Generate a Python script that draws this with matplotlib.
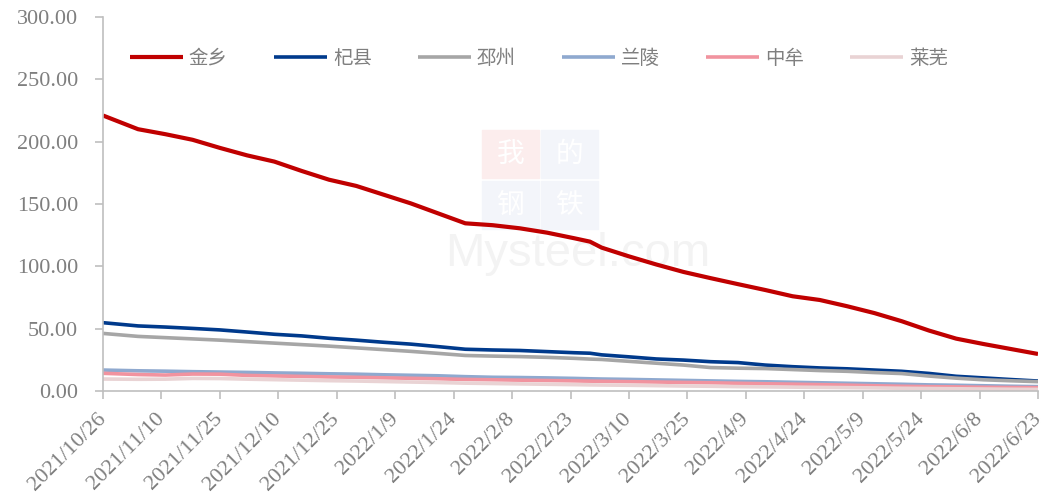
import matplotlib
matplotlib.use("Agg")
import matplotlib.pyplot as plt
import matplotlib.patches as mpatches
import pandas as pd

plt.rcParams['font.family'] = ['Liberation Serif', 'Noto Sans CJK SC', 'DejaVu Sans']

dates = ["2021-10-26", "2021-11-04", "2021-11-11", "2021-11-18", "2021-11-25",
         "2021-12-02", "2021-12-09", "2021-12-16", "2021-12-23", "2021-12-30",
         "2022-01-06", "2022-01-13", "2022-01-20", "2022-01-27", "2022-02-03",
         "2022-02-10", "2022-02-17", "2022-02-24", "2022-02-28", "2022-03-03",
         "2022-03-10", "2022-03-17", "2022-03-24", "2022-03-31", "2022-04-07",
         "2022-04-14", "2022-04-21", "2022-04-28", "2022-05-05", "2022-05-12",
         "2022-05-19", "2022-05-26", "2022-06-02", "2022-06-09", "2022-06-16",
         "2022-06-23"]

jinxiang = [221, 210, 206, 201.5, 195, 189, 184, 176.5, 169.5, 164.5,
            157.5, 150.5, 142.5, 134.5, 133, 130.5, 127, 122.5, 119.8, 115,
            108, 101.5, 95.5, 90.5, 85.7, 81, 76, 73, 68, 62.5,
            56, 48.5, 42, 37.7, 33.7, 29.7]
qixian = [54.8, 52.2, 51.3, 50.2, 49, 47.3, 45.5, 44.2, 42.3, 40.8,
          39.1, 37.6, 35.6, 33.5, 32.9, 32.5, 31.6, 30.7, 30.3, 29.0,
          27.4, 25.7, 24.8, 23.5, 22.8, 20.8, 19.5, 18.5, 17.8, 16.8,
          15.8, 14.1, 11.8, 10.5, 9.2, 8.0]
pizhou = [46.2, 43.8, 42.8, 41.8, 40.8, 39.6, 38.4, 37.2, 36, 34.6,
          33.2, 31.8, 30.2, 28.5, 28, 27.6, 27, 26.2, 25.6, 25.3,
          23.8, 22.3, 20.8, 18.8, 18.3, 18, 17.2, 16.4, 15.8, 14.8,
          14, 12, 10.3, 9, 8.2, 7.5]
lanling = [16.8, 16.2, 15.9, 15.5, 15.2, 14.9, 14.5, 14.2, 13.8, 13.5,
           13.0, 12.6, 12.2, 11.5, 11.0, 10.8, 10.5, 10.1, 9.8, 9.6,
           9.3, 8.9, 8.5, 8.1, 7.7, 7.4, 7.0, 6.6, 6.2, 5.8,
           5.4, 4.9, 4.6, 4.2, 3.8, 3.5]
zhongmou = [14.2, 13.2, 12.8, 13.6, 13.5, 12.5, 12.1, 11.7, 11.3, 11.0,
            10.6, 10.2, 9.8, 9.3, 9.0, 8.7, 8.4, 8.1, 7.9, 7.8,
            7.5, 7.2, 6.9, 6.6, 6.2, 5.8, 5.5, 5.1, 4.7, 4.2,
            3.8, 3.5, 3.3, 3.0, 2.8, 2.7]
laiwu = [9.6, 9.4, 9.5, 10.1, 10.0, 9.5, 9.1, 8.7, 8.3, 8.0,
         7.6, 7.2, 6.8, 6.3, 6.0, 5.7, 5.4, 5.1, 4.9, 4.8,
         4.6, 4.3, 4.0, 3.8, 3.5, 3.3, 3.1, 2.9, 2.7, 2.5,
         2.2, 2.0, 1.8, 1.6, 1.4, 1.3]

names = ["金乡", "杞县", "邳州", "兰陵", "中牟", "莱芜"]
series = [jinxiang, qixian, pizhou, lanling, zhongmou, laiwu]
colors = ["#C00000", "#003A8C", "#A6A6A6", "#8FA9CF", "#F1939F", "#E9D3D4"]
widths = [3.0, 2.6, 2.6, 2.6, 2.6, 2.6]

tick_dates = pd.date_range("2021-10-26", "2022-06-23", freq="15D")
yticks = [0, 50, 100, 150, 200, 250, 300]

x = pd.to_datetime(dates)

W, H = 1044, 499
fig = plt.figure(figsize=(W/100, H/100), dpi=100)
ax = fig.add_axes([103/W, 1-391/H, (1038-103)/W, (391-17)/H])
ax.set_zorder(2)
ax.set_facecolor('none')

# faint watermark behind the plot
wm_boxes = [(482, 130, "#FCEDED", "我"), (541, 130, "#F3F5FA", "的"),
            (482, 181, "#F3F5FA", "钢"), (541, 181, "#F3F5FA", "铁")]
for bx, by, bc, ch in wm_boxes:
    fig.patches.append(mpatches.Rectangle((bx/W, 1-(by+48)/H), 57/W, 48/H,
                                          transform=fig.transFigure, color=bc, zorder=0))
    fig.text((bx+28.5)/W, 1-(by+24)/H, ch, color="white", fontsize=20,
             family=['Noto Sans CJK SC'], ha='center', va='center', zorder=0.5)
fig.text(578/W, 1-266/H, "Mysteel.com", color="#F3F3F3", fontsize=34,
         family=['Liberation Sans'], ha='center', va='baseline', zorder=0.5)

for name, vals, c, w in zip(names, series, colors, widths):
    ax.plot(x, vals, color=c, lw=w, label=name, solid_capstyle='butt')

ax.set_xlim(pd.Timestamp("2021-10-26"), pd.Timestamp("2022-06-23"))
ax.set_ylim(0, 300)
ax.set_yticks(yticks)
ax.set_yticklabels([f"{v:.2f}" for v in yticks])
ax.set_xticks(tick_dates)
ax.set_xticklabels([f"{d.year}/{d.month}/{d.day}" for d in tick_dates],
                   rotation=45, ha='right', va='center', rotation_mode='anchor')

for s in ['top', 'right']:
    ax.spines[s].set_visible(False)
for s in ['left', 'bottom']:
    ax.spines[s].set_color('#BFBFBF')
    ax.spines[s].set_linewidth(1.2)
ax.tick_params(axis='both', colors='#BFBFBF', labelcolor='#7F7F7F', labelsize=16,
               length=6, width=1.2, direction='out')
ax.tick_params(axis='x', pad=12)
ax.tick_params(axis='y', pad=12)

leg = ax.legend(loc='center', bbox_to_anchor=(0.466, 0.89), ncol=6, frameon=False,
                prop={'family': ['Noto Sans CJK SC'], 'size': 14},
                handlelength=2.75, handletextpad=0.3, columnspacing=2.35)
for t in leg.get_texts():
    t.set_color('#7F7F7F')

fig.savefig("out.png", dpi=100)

^^^^^^^^

== Task directions ==
All of the data above should be transcribed verbatim, with pictures omitted.

== Result of this exercise ==
Generate a Python script that draws this with matplotlib.
import matplotlib
matplotlib.use("Agg")
import matplotlib.pyplot as plt
import matplotlib.patches as mpatches
import pandas as pd

plt.rcParams['font.family'] = ['Liberation Serif', 'Noto Sans CJK SC', 'DejaVu Sans']

dates = ["2021-10-26", "2021-11-04", "2021-11-11", "2021-11-18", "2021-11-25",
         "2021-12-02", "2021-12-09", "2021-12-16", "2021-12-23", "2021-12-30",
         "2022-01-06", "2022-01-13", "2022-01-20", "2022-01-27", "2022-02-03",
         "2022-02-10", "2022-02-17", "2022-02-24", "2022-02-28", "2022-03-03",
         "2022-03-10", "2022-03-17", "2022-03-24", "2022-03-31", "2022-04-07",
         "2022-04-14", "2022-04-21", "2022-04-28", "2022-05-05", "2022-05-12",
         "2022-05-19", "2022-05-26", "2022-06-02", "2022-06-09", "2022-06-16",
         "2022-06-23"]

jinxiang = [221, 210, 206, 201.5, 195, 189, 184, 176.5, 169.5, 164.5,
            157.5, 150.5, 142.5, 134.5, 133, 130.5, 127, 122.5, 119.8, 115,
            108, 101.5, 95.5, 90.5, 85.7, 81, 76, 73, 68, 62.5,
            56, 48.5, 42, 37.7, 33.7, 29.7]
qixian = [54.8, 52.2, 51.3, 50.2, 49, 47.3, 45.5, 44.2, 42.3, 40.8,
          39.1, 37.6, 35.6, 33.5, 32.9, 32.5, 31.6, 30.7, 30.3, 29.0,
          27.4, 25.7, 24.8, 23.5, 22.8, 20.8, 19.5, 18.5, 17.8, 16.8,
          15.8, 14.1, 11.8, 10.5, 9.2, 8.0]
pizhou = [46.2, 43.8, 42.8, 41.8, 40.8, 39.6, 38.4, 37.2, 36, 34.6,
          33.2, 31.8, 30.2, 28.5, 28, 27.6, 27, 26.2, 25.6, 25.3,
          23.8, 22.3, 20.8, 18.8, 18.3, 18, 17.2, 16.4, 15.8, 14.8,
          14, 12, 10.3, 9, 8.2, 7.5]
lanling = [16.8, 16.2, 15.9, 15.5, 15.2, 14.9, 14.5, 14.2, 13.8, 13.5,
           13.0, 12.6, 12.2, 11.5, 11.0, 10.8, 10.5, 10.1, 9.8, 9.6,
           9.3, 8.9, 8.5, 8.1, 7.7, 7.4, 7.0, 6.6, 6.2, 5.8,
           5.4, 4.9, 4.6, 4.2, 3.8, 3.5]
zhongmou = [14.2, 13.2, 12.8, 13.6, 13.5, 12.5, 12.1, 11.7, 11.3, 11.0,
            10.6, 10.2, 9.8, 9.3, 9.0, 8.7, 8.4, 8.1, 7.9, 7.8,
            7.5, 7.2, 6.9, 6.6, 6.2, 5.8, 5.5, 5.1, 4.7, 4.2,
            3.8, 3.5, 3.3, 3.0, 2.8, 2.7]
laiwu = [9.6, 9.4, 9.5, 10.1, 10.0, 9.5, 9.1, 8.7, 8.3, 8.0,
         7.6, 7.2, 6.8, 6.3, 6.0, 5.7, 5.4, 5.1, 4.9, 4.8,
         4.6, 4.3, 4.0, 3.8, 3.5, 3.3, 3.1, 2.9, 2.7, 2.5,
         2.2, 2.0, 1.8, 1.6, 1.4, 1.3]

names = ["金乡", "杞县", "邳州", "兰陵", "中牟", "莱芜"]
series = [jinxiang, qixian, pizhou, lanling, zhongmou, laiwu]
colors = ["#C00000", "#003A8C", "#A6A6A6", "#8FA9CF", "#F1939F", "#E9D3D4"]
widths = [3.0, 2.6, 2.6, 2.6, 2.6, 2.6]

tick_dates = pd.date_range("2021-10-26", "2022-06-23", freq="15D")
yticks = [0, 50, 100, 150, 200, 250, 300]

x = pd.to_datetime(dates)

W, H = 1044, 499
fig = plt.figure(figsize=(W/100, H/100), dpi=100)
ax = fig.add_axes([103/W, 1-391/H, (1038-103)/W, (391-17)/H])
ax.set_zorder(2)
ax.set_facecolor('none')

# faint watermark behind the plot
wm_boxes = [(482, 130, "#FCEDED", "我"), (541, 130, "#F3F5FA", "的"),
            (482, 181, "#F3F5FA", "钢"), (541, 181, "#F3F5FA", "铁")]
for bx, by, bc, ch in wm_boxes:
    fig.patches.append(mpatches.Rectangle((bx/W, 1-(by+48)/H), 57/W, 48/H,
                                          transform=fig.transFigure, color=bc, zorder=0))
    fig.text((bx+28.5)/W, 1-(by+24)/H, ch, color="white", fontsize=20,
             family=['Noto Sans CJK SC'], ha='center', va='center', zorder=0.5)
fig.text(578/W, 1-266/H, "Mysteel.com", color="#F3F3F3", fontsize=34,
         family=['Liberation Sans'], ha='center', va='baseline', zorder=0.5)

for name, vals, c, w in zip(names, series, colors, widths):
    ax.plot(x, vals, color=c, lw=w, label=name, solid_capstyle='butt')

ax.set_xlim(pd.Timestamp("2021-10-26"), pd.Timestamp("2022-06-23"))
ax.set_ylim(0, 300)
ax.set_yticks(yticks)
ax.set_yticklabels([f"{v:.2f}" for v in yticks])
ax.set_xticks(tick_dates)
ax.set_xticklabels([f"{d.year}/{d.month}/{d.day}" for d in tick_dates],
                   rotation=45, ha='right', va='center', rotation_mode='anchor')

for s in ['top', 'right']:
    ax.spines[s].set_visible(False)
for s in ['left', 'bottom']:
    ax.spines[s].set_color('#BFBFBF')
    ax.spines[s].set_linewidth(1.2)
ax.tick_params(axis='both', colors='#BFBFBF', labelcolor='#7F7F7F', labelsize=16,
               length=6, width=1.2, direction='out')
ax.tick_params(axis='x', pad=12)
ax.tick_params(axis='y', pad=12)

leg = ax.legend(loc='center', bbox_to_anchor=(0.466, 0.89), ncol=6, frameon=False,
                prop={'family': ['Noto Sans CJK SC'], 'size': 14},
                handlelength=2.75, handletextpad=0.3, columnspacing=2.35)
for t in leg.get_texts():
    t.set_color('#7F7F7F')

fig.savefig("out.png", dpi=100)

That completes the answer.